### Task
How many lines of the data include the string "that"? State the number and nothing else.

### Input for this task
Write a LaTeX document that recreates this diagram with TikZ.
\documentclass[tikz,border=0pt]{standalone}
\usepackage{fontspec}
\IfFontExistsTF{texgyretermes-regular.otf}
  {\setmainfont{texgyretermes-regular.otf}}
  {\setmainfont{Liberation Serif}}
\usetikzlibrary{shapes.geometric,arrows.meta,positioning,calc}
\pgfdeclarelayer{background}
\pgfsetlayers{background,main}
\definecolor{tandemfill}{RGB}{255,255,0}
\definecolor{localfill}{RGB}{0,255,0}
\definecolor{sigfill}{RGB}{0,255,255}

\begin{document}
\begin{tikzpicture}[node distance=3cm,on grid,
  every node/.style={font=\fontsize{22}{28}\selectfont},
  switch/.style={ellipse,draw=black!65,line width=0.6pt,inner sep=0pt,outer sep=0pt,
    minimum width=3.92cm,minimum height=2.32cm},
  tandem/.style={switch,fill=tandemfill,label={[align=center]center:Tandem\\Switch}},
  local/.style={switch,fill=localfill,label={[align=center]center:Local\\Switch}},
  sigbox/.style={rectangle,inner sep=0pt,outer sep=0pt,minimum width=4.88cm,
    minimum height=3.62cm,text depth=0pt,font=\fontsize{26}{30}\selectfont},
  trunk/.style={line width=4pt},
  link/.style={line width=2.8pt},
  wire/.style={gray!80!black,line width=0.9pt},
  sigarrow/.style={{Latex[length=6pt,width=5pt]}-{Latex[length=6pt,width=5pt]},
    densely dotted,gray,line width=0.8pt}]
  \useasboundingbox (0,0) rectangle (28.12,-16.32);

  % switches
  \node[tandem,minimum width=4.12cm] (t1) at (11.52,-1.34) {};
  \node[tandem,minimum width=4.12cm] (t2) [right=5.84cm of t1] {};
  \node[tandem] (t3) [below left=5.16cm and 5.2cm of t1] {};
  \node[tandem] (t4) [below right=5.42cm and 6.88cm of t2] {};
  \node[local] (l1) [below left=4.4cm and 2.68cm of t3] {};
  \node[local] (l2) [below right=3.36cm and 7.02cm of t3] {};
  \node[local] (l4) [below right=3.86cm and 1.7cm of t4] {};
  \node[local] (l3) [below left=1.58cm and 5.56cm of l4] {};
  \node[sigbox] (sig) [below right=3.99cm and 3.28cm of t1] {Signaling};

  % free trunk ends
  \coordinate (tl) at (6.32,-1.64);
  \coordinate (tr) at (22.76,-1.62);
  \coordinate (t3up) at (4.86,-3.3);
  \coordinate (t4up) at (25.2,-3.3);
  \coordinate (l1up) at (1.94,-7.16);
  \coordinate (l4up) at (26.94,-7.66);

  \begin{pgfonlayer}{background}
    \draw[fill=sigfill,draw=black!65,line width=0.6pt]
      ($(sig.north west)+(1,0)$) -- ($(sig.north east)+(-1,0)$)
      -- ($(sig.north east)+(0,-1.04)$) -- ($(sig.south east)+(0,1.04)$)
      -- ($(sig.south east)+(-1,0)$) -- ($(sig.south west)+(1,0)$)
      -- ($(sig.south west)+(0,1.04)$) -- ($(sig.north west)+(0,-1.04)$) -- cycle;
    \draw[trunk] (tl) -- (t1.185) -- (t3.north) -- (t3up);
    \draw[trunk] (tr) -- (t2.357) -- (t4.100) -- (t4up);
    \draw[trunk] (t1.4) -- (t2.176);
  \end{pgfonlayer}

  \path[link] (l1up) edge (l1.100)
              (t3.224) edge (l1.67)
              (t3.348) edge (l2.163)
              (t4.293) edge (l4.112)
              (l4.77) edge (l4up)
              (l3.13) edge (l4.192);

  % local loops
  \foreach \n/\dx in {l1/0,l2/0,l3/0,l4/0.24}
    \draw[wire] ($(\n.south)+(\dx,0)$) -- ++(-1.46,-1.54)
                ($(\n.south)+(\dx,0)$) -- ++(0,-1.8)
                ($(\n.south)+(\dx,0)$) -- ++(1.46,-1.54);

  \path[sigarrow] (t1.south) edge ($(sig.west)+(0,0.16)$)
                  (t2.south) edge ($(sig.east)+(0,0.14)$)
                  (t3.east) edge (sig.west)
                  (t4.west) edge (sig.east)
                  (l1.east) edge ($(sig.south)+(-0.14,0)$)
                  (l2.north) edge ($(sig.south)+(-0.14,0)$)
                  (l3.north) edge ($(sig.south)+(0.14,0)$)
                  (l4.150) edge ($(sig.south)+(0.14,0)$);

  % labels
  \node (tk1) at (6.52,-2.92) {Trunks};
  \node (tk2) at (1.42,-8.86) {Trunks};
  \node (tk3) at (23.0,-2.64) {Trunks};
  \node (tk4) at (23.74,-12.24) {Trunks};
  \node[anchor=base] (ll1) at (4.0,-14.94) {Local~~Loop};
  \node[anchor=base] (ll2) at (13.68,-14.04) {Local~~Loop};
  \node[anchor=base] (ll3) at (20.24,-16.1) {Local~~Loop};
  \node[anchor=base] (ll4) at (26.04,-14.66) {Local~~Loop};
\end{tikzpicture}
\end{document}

--

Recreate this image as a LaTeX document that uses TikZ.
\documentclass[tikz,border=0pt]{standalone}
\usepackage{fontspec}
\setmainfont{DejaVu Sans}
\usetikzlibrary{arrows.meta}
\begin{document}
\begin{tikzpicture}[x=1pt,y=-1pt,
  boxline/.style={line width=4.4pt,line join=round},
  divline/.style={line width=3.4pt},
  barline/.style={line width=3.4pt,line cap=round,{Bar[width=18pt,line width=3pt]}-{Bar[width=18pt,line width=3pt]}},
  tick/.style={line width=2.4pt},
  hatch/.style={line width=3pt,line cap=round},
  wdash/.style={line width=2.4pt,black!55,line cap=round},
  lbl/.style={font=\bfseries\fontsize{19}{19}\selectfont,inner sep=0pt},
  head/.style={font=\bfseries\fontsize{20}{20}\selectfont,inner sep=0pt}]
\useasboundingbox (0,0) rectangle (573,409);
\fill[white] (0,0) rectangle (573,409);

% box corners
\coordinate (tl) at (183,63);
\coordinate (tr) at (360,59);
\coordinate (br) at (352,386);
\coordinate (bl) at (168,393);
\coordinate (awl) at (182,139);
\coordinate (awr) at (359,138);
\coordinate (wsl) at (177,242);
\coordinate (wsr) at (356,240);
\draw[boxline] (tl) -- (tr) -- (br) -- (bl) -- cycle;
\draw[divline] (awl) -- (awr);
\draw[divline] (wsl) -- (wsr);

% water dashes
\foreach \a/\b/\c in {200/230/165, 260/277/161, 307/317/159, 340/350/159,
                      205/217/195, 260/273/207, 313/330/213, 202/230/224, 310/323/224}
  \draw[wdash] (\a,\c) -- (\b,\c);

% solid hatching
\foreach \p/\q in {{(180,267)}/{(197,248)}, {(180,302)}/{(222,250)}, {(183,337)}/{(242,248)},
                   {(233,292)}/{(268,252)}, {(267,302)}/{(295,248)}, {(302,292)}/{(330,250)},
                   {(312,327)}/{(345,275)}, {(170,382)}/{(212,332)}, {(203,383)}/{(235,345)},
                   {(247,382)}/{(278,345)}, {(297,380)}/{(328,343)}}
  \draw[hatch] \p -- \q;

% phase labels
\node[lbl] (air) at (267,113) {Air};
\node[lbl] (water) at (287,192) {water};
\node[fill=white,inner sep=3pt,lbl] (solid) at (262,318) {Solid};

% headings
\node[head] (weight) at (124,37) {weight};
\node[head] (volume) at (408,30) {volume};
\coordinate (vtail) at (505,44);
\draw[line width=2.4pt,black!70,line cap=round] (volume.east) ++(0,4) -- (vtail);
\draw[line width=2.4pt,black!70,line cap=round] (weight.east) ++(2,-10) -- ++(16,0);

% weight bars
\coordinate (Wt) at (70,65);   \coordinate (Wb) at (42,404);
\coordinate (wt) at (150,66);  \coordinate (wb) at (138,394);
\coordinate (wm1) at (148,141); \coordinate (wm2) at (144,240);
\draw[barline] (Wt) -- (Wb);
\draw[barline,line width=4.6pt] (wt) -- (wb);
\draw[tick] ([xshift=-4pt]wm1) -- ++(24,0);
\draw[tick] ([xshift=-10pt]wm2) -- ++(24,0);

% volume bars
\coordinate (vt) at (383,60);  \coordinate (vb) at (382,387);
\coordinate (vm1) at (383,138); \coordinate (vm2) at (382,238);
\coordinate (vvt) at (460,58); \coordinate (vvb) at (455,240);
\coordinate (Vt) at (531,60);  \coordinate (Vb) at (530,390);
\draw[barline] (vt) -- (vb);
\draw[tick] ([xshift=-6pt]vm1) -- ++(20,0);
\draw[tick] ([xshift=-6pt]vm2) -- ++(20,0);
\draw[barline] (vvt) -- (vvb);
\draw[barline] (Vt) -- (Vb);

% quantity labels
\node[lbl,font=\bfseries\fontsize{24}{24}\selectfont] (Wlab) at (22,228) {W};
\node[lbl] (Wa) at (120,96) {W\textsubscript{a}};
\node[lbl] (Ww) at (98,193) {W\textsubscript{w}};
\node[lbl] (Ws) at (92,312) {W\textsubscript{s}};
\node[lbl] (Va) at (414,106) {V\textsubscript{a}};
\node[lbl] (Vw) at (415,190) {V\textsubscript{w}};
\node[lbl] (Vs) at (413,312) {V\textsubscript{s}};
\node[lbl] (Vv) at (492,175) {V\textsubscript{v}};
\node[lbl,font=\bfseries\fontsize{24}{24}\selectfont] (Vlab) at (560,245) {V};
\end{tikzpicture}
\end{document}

...

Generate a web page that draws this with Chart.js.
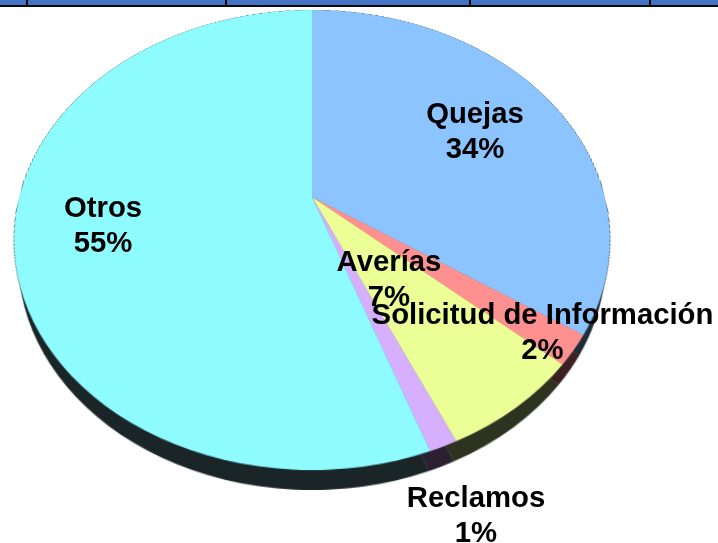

### The response
3